**Dataset excerpt:**
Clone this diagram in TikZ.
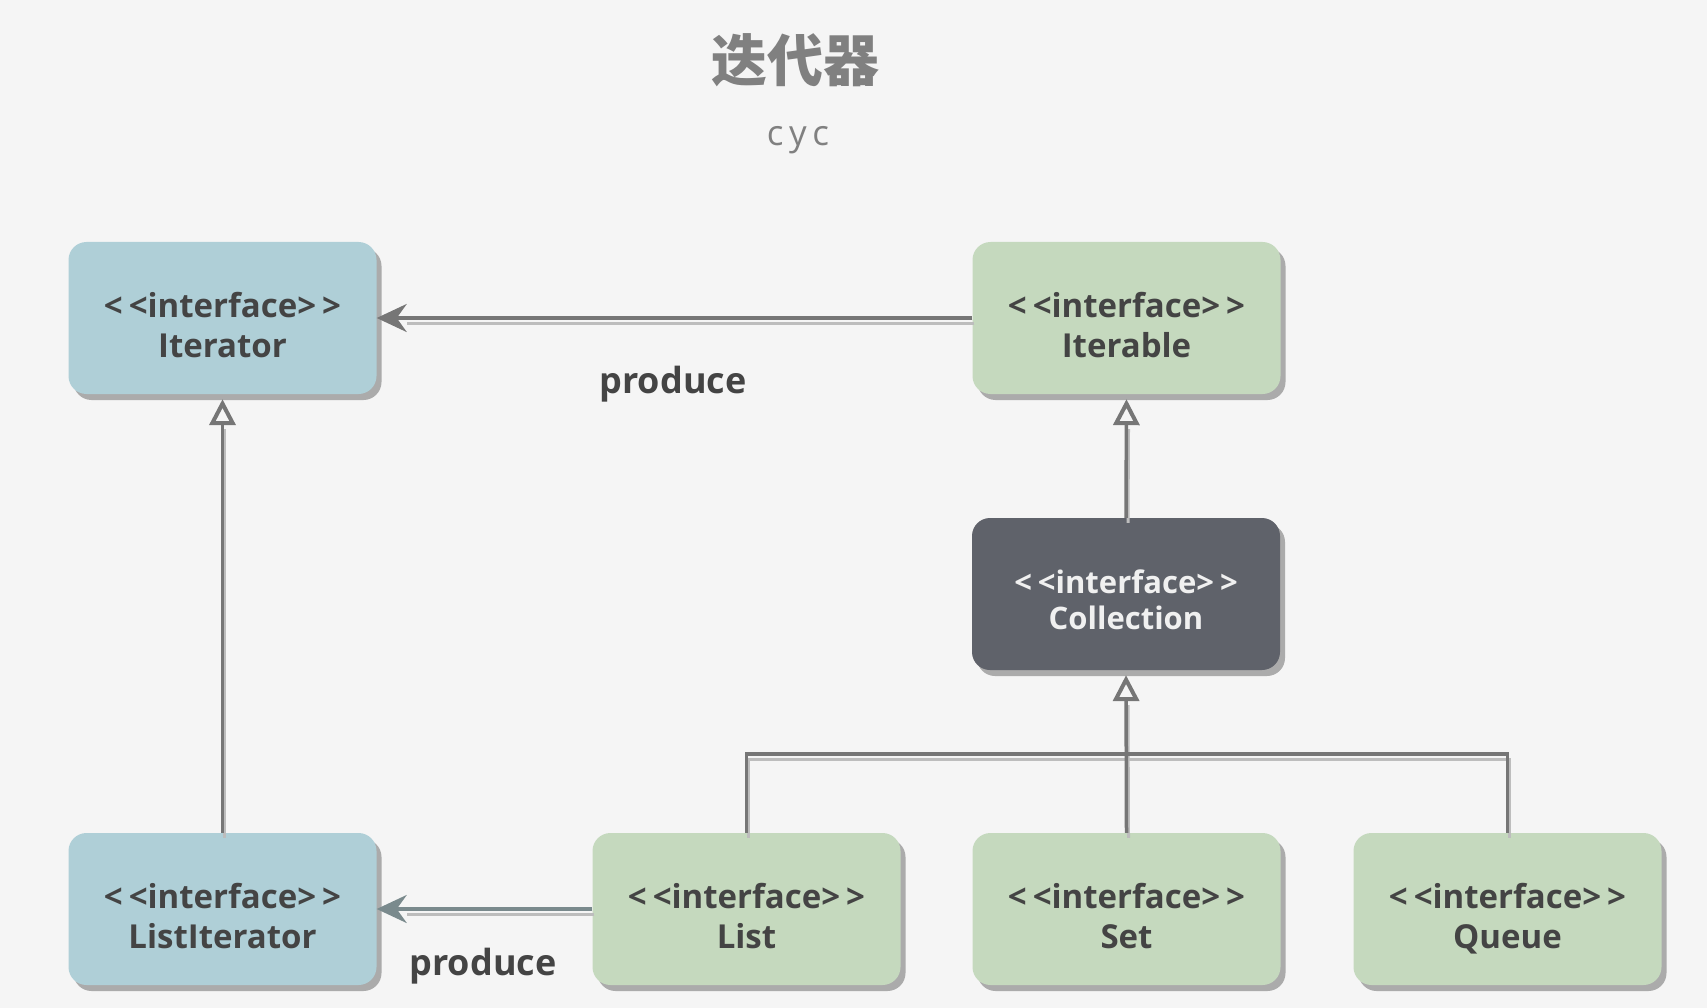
\documentclass[tikz,border=0pt]{standalone}
\usepackage{fontspec}
\setmainfont{Open Sans}
\newfontfamily\cjk{Noto Sans CJK SC}
\usetikzlibrary{arrows.meta,shadows}
\definecolor{bg}{HTML}{F5F5F5}
\definecolor{bluefill}{HTML}{AFCFD7}
\definecolor{greenfill}{HTML}{C5D9BE}
\definecolor{darkfill}{HTML}{5F626A}
\definecolor{txt}{HTML}{444444}
\definecolor{linec}{HTML}{767676}
\definecolor{shadowc}{HTML}{BDBDBD}
\definecolor{boxshadow}{HTML}{ABABAB}
\definecolor{titlec}{HTML}{808080}
\definecolor{bluearrow}{HTML}{7A8A8D}
\newcommand{\stereo}[1]{\rule{0pt}{#1}<\kern6pt<interface>\kern6pt>}
\newcommand{\nm}[1]{#1\rule[-10pt]{0pt}{1pt}}
\tikzset{
  box/.style={rounded corners=18pt, minimum width=308pt, minimum height=152pt,
    inner sep=0pt, align=center, text=txt,
    font=\bfseries\fontsize{33}{40}\selectfont,
    general shadow={fill=boxshadow, shadow xshift=5pt, shadow yshift=-6pt}},
  bluebox/.style={box, fill=bluefill},
  greenbox/.style={box, fill=greenfill},
  darkbox/.style={box, fill=darkfill, text=white!94!black, font=\bfseries\fontsize{31}{36}\selectfont},
  conn/.style={draw=linec, line width=3.5pt},
  connshadow/.style={draw=shadowc, line width=3pt, transform canvas={xshift=2pt, yshift=-5pt}},
  prod/.style={conn, -{Stealth[length=30pt, width=28pt, inset=10pt]}},
  inh/.style={conn, shorten >=5pt, -{Triangle[open, length=26pt, width=26pt, line width=4pt]}},
  lbl/.style={text=txt, font=\bfseries\fontsize{36}{40}\selectfont, inner sep=0pt}
}
\begin{document}
\begin{tikzpicture}[x=1pt, y=-1pt]
\fill[bg] (0,0) rectangle (1707,1008);
\useasboundingbox (0,0) rectangle (1707,1008);

\node[text=titlec, font=\cjk\bfseries\fontsize{56}{60}\selectfont, inner sep=0pt] (title) at (795,60) {迭代器};
\node[text=titlec, font=\addfontfeatures{LetterSpace=16}\fontsize{35}{40}\selectfont, inner sep=0pt] (sub) at (798,140) {cyc};

\node[bluebox] (Iterator) at (222.5,318) {\stereo{48pt}\\\nm{Iterator}};
\node[greenbox] (Iterable) at (1126.5,318) {\stereo{48pt}\\\nm{Iterable}};
\node[darkbox] (Collection) at (1126,594) {\stereo{45pt}\\\nm{Collection}};
\node[bluebox] (ListIterator) at (222.5,909) {\stereo{48pt}\\\nm{ListIterator}};
\node[greenbox] (List) at (746.5,909) {\stereo{48pt}\\\nm{List}};
\node[greenbox] (Set) at (1126.5,909) {\stereo{48pt}\\\nm{Set}};
\node[greenbox] (Queue) at (1507.5,909) {\stereo{48pt}\\\nm{Queue}};

\coordinate (bar) at (1127,754);

% shadows of connectors
\draw[connshadow] (Iterable.west) -- ([xshift=28pt]Iterator.east);
\draw[connshadow] (List.west) -- ([xshift=28pt]ListIterator.east);
\draw[connshadow] (ListIterator.north) -- ([yshift=-30pt]Iterator.south);
\draw[connshadow] (Collection.north) -- ([yshift=-30pt]Iterable.south);
\draw[connshadow] (List.north) -- (List.north |- bar) -- (Queue.north |- bar) -- (Queue.north);
\draw[connshadow] (Set.north) -- ([yshift=-30pt]Collection.south);

% connectors
\draw[prod] (Iterable.west) -- (Iterator.east);
\draw[prod, draw=bluearrow] (List.west) -- (ListIterator.east);
\draw[inh] (ListIterator.north) -- (Iterator.south);
\draw[inh] (Collection.north) -- (Iterable.south);
\draw[conn] (List.north) -- (List.north |- bar) -- (Queue.north |- bar) -- (Queue.north);
\draw[inh] (Set.north) -- (Collection.south);

\node[lbl] (p1) at (673,384) {produce};
\node[lbl] (p2) at (483,966) {produce};
\end{tikzpicture}
\end{document}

**Stated goal:**
Write the listing out a second time exactly, dropping all images.

**Output for this exercise:**
Clone this diagram in TikZ.
\documentclass[tikz,border=0pt]{standalone}
\usepackage{fontspec}
\setmainfont{Open Sans}
\newfontfamily\cjk{Noto Sans CJK SC}
\usetikzlibrary{arrows.meta,shadows}
\definecolor{bg}{HTML}{F5F5F5}
\definecolor{bluefill}{HTML}{AFCFD7}
\definecolor{greenfill}{HTML}{C5D9BE}
\definecolor{darkfill}{HTML}{5F626A}
\definecolor{txt}{HTML}{444444}
\definecolor{linec}{HTML}{767676}
\definecolor{shadowc}{HTML}{BDBDBD}
\definecolor{boxshadow}{HTML}{ABABAB}
\definecolor{titlec}{HTML}{808080}
\definecolor{bluearrow}{HTML}{7A8A8D}
\newcommand{\stereo}[1]{\rule{0pt}{#1}<\kern6pt<interface>\kern6pt>}
\newcommand{\nm}[1]{#1\rule[-10pt]{0pt}{1pt}}
\tikzset{
  box/.style={rounded corners=18pt, minimum width=308pt, minimum height=152pt,
    inner sep=0pt, align=center, text=txt,
    font=\bfseries\fontsize{33}{40}\selectfont,
    general shadow={fill=boxshadow, shadow xshift=5pt, shadow yshift=-6pt}},
  bluebox/.style={box, fill=bluefill},
  greenbox/.style={box, fill=greenfill},
  darkbox/.style={box, fill=darkfill, text=white!94!black, font=\bfseries\fontsize{31}{36}\selectfont},
  conn/.style={draw=linec, line width=3.5pt},
  connshadow/.style={draw=shadowc, line width=3pt, transform canvas={xshift=2pt, yshift=-5pt}},
  prod/.style={conn, -{Stealth[length=30pt, width=28pt, inset=10pt]}},
  inh/.style={conn, shorten >=5pt, -{Triangle[open, length=26pt, width=26pt, line width=4pt]}},
  lbl/.style={text=txt, font=\bfseries\fontsize{36}{40}\selectfont, inner sep=0pt}
}
\begin{document}
\begin{tikzpicture}[x=1pt, y=-1pt]
\fill[bg] (0,0) rectangle (1707,1008);
\useasboundingbox (0,0) rectangle (1707,1008);

\node[text=titlec, font=\cjk\bfseries\fontsize{56}{60}\selectfont, inner sep=0pt] (title) at (795,60) {迭代器};
\node[text=titlec, font=\addfontfeatures{LetterSpace=16}\fontsize{35}{40}\selectfont, inner sep=0pt] (sub) at (798,140) {cyc};

\node[bluebox] (Iterator) at (222.5,318) {\stereo{48pt}\\\nm{Iterator}};
\node[greenbox] (Iterable) at (1126.5,318) {\stereo{48pt}\\\nm{Iterable}};
\node[darkbox] (Collection) at (1126,594) {\stereo{45pt}\\\nm{Collection}};
\node[bluebox] (ListIterator) at (222.5,909) {\stereo{48pt}\\\nm{ListIterator}};
\node[greenbox] (List) at (746.5,909) {\stereo{48pt}\\\nm{List}};
\node[greenbox] (Set) at (1126.5,909) {\stereo{48pt}\\\nm{Set}};
\node[greenbox] (Queue) at (1507.5,909) {\stereo{48pt}\\\nm{Queue}};

\coordinate (bar) at (1127,754);

% shadows of connectors
\draw[connshadow] (Iterable.west) -- ([xshift=28pt]Iterator.east);
\draw[connshadow] (List.west) -- ([xshift=28pt]ListIterator.east);
\draw[connshadow] (ListIterator.north) -- ([yshift=-30pt]Iterator.south);
\draw[connshadow] (Collection.north) -- ([yshift=-30pt]Iterable.south);
\draw[connshadow] (List.north) -- (List.north |- bar) -- (Queue.north |- bar) -- (Queue.north);
\draw[connshadow] (Set.north) -- ([yshift=-30pt]Collection.south);

% connectors
\draw[prod] (Iterable.west) -- (Iterator.east);
\draw[prod, draw=bluearrow] (List.west) -- (ListIterator.east);
\draw[inh] (ListIterator.north) -- (Iterator.south);
\draw[inh] (Collection.north) -- (Iterable.south);
\draw[conn] (List.north) -- (List.north |- bar) -- (Queue.north |- bar) -- (Queue.north);
\draw[inh] (Set.north) -- (Collection.south);

\node[lbl] (p1) at (673,384) {produce};
\node[lbl] (p2) at (483,966) {produce};
\end{tikzpicture}
\end{document}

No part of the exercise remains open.